▶ [GIVEN PROBLEM]
Restate every entry word for word.

═════ INFORMATION SHOWN ═════

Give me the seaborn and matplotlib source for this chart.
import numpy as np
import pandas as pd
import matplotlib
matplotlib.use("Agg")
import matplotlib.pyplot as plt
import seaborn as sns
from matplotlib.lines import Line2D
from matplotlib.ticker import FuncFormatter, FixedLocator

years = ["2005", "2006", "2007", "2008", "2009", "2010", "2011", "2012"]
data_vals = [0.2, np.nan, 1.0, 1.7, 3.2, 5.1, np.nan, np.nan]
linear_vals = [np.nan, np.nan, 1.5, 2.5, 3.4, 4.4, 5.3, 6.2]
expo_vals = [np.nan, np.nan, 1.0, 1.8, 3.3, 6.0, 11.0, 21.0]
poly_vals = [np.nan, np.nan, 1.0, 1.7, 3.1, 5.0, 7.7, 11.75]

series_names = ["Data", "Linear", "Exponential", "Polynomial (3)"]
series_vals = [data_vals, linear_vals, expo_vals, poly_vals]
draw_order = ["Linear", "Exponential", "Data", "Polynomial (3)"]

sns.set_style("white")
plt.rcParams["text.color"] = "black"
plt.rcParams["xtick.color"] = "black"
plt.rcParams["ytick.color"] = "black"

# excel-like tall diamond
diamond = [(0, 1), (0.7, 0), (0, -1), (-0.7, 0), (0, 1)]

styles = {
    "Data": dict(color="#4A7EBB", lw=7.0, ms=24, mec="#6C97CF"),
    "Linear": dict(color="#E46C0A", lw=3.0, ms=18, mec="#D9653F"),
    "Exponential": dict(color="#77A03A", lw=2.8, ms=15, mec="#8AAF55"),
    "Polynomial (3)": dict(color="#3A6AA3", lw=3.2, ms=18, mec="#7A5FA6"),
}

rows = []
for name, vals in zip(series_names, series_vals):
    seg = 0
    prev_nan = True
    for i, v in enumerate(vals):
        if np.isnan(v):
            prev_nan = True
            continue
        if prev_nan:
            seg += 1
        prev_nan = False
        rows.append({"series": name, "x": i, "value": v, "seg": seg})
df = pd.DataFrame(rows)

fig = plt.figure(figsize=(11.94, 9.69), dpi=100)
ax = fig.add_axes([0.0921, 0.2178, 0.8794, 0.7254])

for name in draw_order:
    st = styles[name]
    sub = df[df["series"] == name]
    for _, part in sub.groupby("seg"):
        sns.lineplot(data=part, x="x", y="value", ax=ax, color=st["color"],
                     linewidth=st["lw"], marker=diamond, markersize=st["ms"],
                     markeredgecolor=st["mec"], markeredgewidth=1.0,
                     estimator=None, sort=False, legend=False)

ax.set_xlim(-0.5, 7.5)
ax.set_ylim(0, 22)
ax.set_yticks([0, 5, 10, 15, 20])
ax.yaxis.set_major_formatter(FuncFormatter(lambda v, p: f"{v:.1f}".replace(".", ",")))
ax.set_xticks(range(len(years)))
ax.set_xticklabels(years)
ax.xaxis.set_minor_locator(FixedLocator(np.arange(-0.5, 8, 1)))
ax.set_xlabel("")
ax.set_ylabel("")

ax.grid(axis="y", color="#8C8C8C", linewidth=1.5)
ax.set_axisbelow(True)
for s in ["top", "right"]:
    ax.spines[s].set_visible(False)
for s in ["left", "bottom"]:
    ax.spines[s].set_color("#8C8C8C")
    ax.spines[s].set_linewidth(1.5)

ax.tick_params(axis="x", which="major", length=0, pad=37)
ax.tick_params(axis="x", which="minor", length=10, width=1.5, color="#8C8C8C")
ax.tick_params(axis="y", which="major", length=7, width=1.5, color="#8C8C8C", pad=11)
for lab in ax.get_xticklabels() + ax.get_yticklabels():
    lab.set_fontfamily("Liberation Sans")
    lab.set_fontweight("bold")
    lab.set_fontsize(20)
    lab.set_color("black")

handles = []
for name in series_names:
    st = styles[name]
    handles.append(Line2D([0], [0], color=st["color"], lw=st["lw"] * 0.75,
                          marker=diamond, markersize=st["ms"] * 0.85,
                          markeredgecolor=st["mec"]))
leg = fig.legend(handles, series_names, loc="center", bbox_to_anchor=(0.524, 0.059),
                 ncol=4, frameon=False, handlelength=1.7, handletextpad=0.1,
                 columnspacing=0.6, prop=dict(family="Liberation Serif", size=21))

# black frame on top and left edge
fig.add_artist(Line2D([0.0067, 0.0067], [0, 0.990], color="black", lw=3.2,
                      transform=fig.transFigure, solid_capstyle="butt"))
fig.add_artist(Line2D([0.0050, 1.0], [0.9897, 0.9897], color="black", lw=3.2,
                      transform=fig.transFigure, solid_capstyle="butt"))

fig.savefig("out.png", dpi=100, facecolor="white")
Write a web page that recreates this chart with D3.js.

═════

▶ [WRITTEN ANSWER]
Give me the seaborn and matplotlib source for this chart.
import numpy as np
import pandas as pd
import matplotlib
matplotlib.use("Agg")
import matplotlib.pyplot as plt
import seaborn as sns
from matplotlib.lines import Line2D
from matplotlib.ticker import FuncFormatter, FixedLocator

years = ["2005", "2006", "2007", "2008", "2009", "2010", "2011", "2012"]
data_vals = [0.2, np.nan, 1.0, 1.7, 3.2, 5.1, np.nan, np.nan]
linear_vals = [np.nan, np.nan, 1.5, 2.5, 3.4, 4.4, 5.3, 6.2]
expo_vals = [np.nan, np.nan, 1.0, 1.8, 3.3, 6.0, 11.0, 21.0]
poly_vals = [np.nan, np.nan, 1.0, 1.7, 3.1, 5.0, 7.7, 11.75]

series_names = ["Data", "Linear", "Exponential", "Polynomial (3)"]
series_vals = [data_vals, linear_vals, expo_vals, poly_vals]
draw_order = ["Linear", "Exponential", "Data", "Polynomial (3)"]

sns.set_style("white")
plt.rcParams["text.color"] = "black"
plt.rcParams["xtick.color"] = "black"
plt.rcParams["ytick.color"] = "black"

# excel-like tall diamond
diamond = [(0, 1), (0.7, 0), (0, -1), (-0.7, 0), (0, 1)]

styles = {
    "Data": dict(color="#4A7EBB", lw=7.0, ms=24, mec="#6C97CF"),
    "Linear": dict(color="#E46C0A", lw=3.0, ms=18, mec="#D9653F"),
    "Exponential": dict(color="#77A03A", lw=2.8, ms=15, mec="#8AAF55"),
    "Polynomial (3)": dict(color="#3A6AA3", lw=3.2, ms=18, mec="#7A5FA6"),
}

rows = []
for name, vals in zip(series_names, series_vals):
    seg = 0
    prev_nan = True
    for i, v in enumerate(vals):
        if np.isnan(v):
            prev_nan = True
            continue
        if prev_nan:
            seg += 1
        prev_nan = False
        rows.append({"series": name, "x": i, "value": v, "seg": seg})
df = pd.DataFrame(rows)

fig = plt.figure(figsize=(11.94, 9.69), dpi=100)
ax = fig.add_axes([0.0921, 0.2178, 0.8794, 0.7254])

for name in draw_order:
    st = styles[name]
    sub = df[df["series"] == name]
    for _, part in sub.groupby("seg"):
        sns.lineplot(data=part, x="x", y="value", ax=ax, color=st["color"],
                     linewidth=st["lw"], marker=diamond, markersize=st["ms"],
                     markeredgecolor=st["mec"], markeredgewidth=1.0,
                     estimator=None, sort=False, legend=False)

ax.set_xlim(-0.5, 7.5)
ax.set_ylim(0, 22)
ax.set_yticks([0, 5, 10, 15, 20])
ax.yaxis.set_major_formatter(FuncFormatter(lambda v, p: f"{v:.1f}".replace(".", ",")))
ax.set_xticks(range(len(years)))
ax.set_xticklabels(years)
ax.xaxis.set_minor_locator(FixedLocator(np.arange(-0.5, 8, 1)))
ax.set_xlabel("")
ax.set_ylabel("")

ax.grid(axis="y", color="#8C8C8C", linewidth=1.5)
ax.set_axisbelow(True)
for s in ["top", "right"]:
    ax.spines[s].set_visible(False)
for s in ["left", "bottom"]:
    ax.spines[s].set_color("#8C8C8C")
    ax.spines[s].set_linewidth(1.5)

ax.tick_params(axis="x", which="major", length=0, pad=37)
ax.tick_params(axis="x", which="minor", length=10, width=1.5, color="#8C8C8C")
ax.tick_params(axis="y", which="major", length=7, width=1.5, color="#8C8C8C", pad=11)
for lab in ax.get_xticklabels() + ax.get_yticklabels():
    lab.set_fontfamily("Liberation Sans")
    lab.set_fontweight("bold")
    lab.set_fontsize(20)
    lab.set_color("black")

handles = []
for name in series_names:
    st = styles[name]
    handles.append(Line2D([0], [0], color=st["color"], lw=st["lw"] * 0.75,
                          marker=diamond, markersize=st["ms"] * 0.85,
                          markeredgecolor=st["mec"]))
leg = fig.legend(handles, series_names, loc="center", bbox_to_anchor=(0.524, 0.059),
                 ncol=4, frameon=False, handlelength=1.7, handletextpad=0.1,
                 columnspacing=0.6, prop=dict(family="Liberation Serif", size=21))

# black frame on top and left edge
fig.add_artist(Line2D([0.0067, 0.0067], [0, 0.990], color="black", lw=3.2,
                      transform=fig.transFigure, solid_capstyle="butt"))
fig.add_artist(Line2D([0.0050, 1.0], [0.9897, 0.9897], color="black", lw=3.2,
                      transform=fig.transFigure, solid_capstyle="butt"))

fig.savefig("out.png", dpi=100, facecolor="white")
Write a web page that recreates this chart with D3.js.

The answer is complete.